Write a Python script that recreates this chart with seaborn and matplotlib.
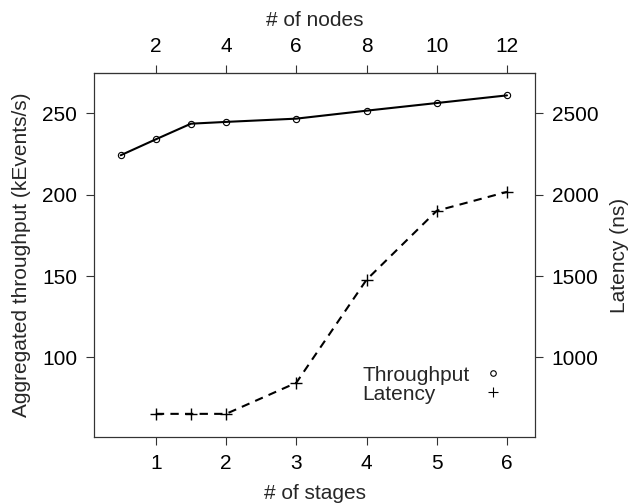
import matplotlib
matplotlib.use("Agg")
import matplotlib.pyplot as plt
from matplotlib.lines import Line2D
import seaborn as sns
import pandas as pd

# Data
tp_stages = [0.5, 1, 1.5, 2, 3, 4, 5, 6]
throughput = [224.2, 234.0, 243.6, 244.7, 246.7, 251.6, 256.3, 261.0]
lat_stages = [1, 1.5, 2, 3, 4, 5, 6]
latency = [653, 653, 653, 844, 1477, 1901, 2017]
stage_ticks = [1, 2, 3, 4, 5, 6]
node_ticks = [2, 4, 6, 8, 10, 12]
tp_ticks = [100, 150, 200, 250]
lat_ticks = [1000, 1500, 2000, 2500]
series_names = ["Throughput", "Latency"]

sns.set_theme(style="ticks")
plt.rcParams["font.family"] = ["Liberation Sans", "DejaVu Sans"]
FS = 15

tp_df = pd.DataFrame({"stages": tp_stages, "throughput": throughput})
lat_df = pd.DataFrame({"stages": lat_stages, "latency": latency})

fig = plt.figure(figsize=(6.31, 5.04), dpi=100)
ax = fig.add_axes([0.149, 0.133, 0.699, 0.722])

sns.lineplot(data=tp_df, x="stages", y="throughput", ax=ax, color="black",
             linewidth=1.5, marker="o", markersize=4.5, markerfacecolor="none",
             markeredgecolor="black", markeredgewidth=0.8)
ax.set_xlim(0.12, 6.4)
ax.set_ylim(51.1, 274.7)
ax.set_xticks(stage_ticks)
ax.set_yticks(tp_ticks)
ax.set_xlabel("# of stages", fontsize=FS, labelpad=8)
ax.set_ylabel("Aggregated throughput (kEvents/s)", fontsize=FS, labelpad=8)

ax2 = ax.twinx()
sns.lineplot(data=lat_df, x="stages", y="latency", ax=ax2, color="black",
             linewidth=1.5, linestyle=(0, (4, 3)), marker="+", markersize=8,
             markeredgewidth=1.0, markeredgecolor="black")
ax2.set_ylim(511, 2747)
ax2.set_yticks(lat_ticks)
ax2.set_ylabel("Latency (ns)", fontsize=FS, labelpad=8)
ax2.set_xlim(0.12, 6.4)

top = ax.secondary_xaxis("top", functions=(lambda x: 2 * x, lambda x: x / 2))
top.set_xticks(node_ticks)
top.set_xlabel("# of nodes", fontsize=FS, labelpad=8)

for a in (ax, ax2):
    for s in a.spines.values():
        s.set_color("#333333")
        s.set_linewidth(0.8)
    a.tick_params(direction="out", length=6, width=0.8, color="#333333",
                  labelcolor="black", labelsize=FS, pad=6)
top.tick_params(direction="out", length=6, width=0.8, color="#333333",
                labelcolor="black", labelsize=FS, pad=6)
top.spines["top"].set_linewidth(0.8)
top.spines["top"].set_color("#333333")

# legend: left-aligned labels, markers in a column to their right
blank = [Line2D([], [], linestyle="none") for _ in series_names]
leg_text = ax2.legend(blank, series_names, loc="center left",
                      bbox_to_anchor=(0.608, 0.144), frameon=False,
                      fontsize=FS, handlelength=0, handletextpad=0,
                      labelspacing=0.0, borderpad=0, borderaxespad=0)
ax2.add_artist(leg_text)
keys = [
    Line2D([], [], linestyle="none", marker="o", markersize=4,
           markerfacecolor="none", markeredgecolor="black", markeredgewidth=0.8),
    Line2D([], [], linestyle="none", marker="+", markersize=7,
           markeredgecolor="black", markeredgewidth=0.8),
]
ax2.legend(keys, ["" for _ in series_names], loc="center",
           bbox_to_anchor=(0.905, 0.144), frameon=False, fontsize=FS,
           handlelength=1.0, handletextpad=0, labelspacing=0.0,
           borderpad=0, borderaxespad=0)

fig.savefig("out.png", dpi=100)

◆ ◆ ◆ ◆ ◆

Write out again exactly the lines from the start of the data above through the line containing "import pandas as pd", inclusive, excluding any pictures.

Output below.
Write a Python script that recreates this chart with seaborn and matplotlib.
import matplotlib
matplotlib.use("Agg")
import matplotlib.pyplot as plt
from matplotlib.lines import Line2D
import seaborn as sns
import pandas as pd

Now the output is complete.